Choose Hope

I often feel real fear when I listen to the reports that saturate our lives, reports from the US election in a system that has candidates spending more time campaigning than in service of a country’s business. My particular flavour of fear is founded deeply in the sense of being powerless to stop the advance of greed and prejudice and madness, while we watch the rights of women and other marginalized groups shrink from where we got to after generations of clawing our way up in the hope of finding equal footing.

The Canadian Press was founded in 1917, its principles clearly stated as “everything that we do must be honest, unbiased and unflinchingly fair”. Many get their news today from social media, where that principle is not upheld nor is it protected, a platform that reinforces our often-biased beliefs without challenge. I want to be informed without becoming cynical. I try to limit the space between my ears to be a place Pollyanna would have inhabited. I am unapologetic about that despite being criticized for being naïve and simplistic. If I become jaded and cynical I will have lost the battle I engaged in. Archbishop Desmond Tutu spoke of being addicted to hope. I like that philosophy and Pollyanna would have concurred.

I am reading James Baldwin in honour of the 100th anniversary of his birth (August 2, 1924). I am in awe of his wisdom and forthright courage to write what he did. He wrote of race in America. His works reflect the political sensibility of present day, sadly. I started with Mr. Baldwin’s “The Price of the Ticket” first published in 1985, a compilation of his non-fiction essays from 1948 through 1985. It is a big read and I must keep stopping to make notes, to re-read passages to be sure I have gleaned the message he so carefully crafted on the page. I scribble down snippets of his words to ensure I hold firmly to an accurate understanding of his innate perspective of race. Mr. Baldwin was a prolific writer, a trail blazer, as confirmed by many of those who declare such things.

Mr. Baldwin wrote “a mob is not autonomous: it executes the real will of the people who rule the State”, and he referenced the slaughter at a church in Birmingham, Alabama in 1963, a church where civil rights activists regularly met. Mr. Baldwin goes on to write of the mobs of Hitler’s Germany, the “Brownshirts” as they were referred to, and their violent rampages beginning in 1938, wreaking havoc at the behest of Hitler and his governing followers, a growing madness that also benefited from the will of other governments, including the west whose silence offered its support.

Mr. Baldwin was born in Harlem to a single mother in 1924 and died in Paris in 1987. “Know whence you came,” wrote Mr. Baldwin in the introduction of this book. Go back to where you started, or as far back as you can and travel that road again so that you may clearly understand and share with at least yourself, the truth of your history.

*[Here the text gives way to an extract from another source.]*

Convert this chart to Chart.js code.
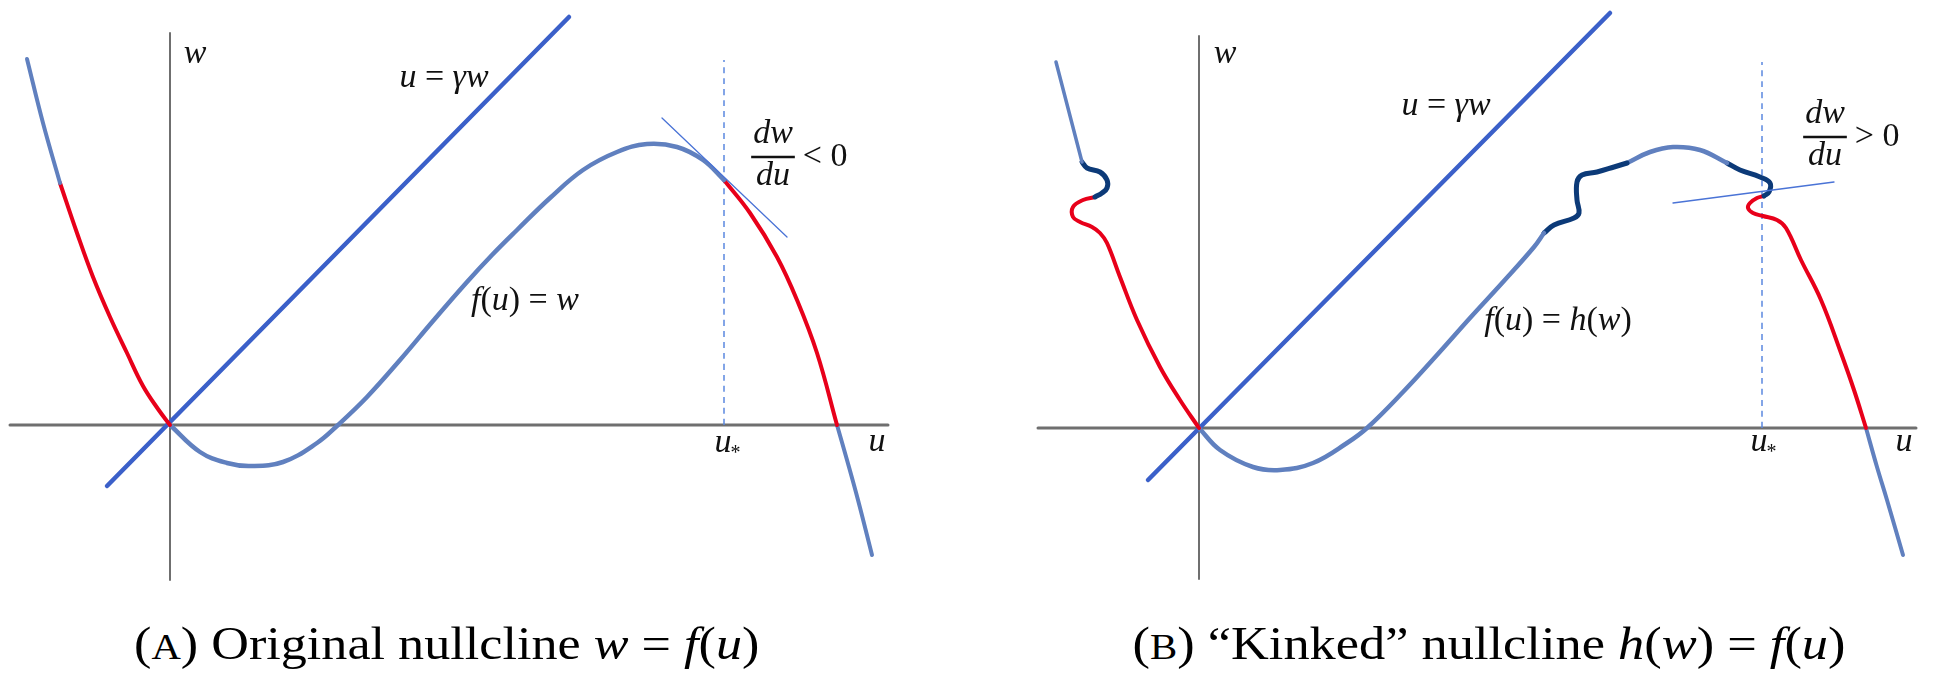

All his essays, apparently, as I haven’t read them all but intend to do so, support the sad truth that racism still raged throughout Mr. Baldwin’s life. “My black burden has not, however, been made lighter in the sixty years since my birth or the nearly forty years since the first essay in this collection was published.” He lived his life striving to put into words the very truth of his existence that mirrors all those who are pushed to the side because of their skin colour and/or sexual orientation, all those not fitting into the false preconceived ideal. “Those who have opted for being white congratulate themselves on their generous ability to return to the slave that freedom which they never had any right to endanger, much less take away.”

What good is my fear, my white knuckles, my loss of appetite if it doesn’t spur some action on my part. Desmond Tutu told us “The price of freedom is eternal vigilance”. Do we become part of a mob, or do we think for ourselves and hold up our hand and say “enough”? Do we smugly think such things only happen in the US or do we look inside our own history and take a closer look at how we treat one another. 

“To choose hope is to step firmly forward into the howling wind, baring one’s chest to the elements, knowing that, in time, the storm will pass.” – Archbishop Desmond Tutu. I hope the storm will soon pass.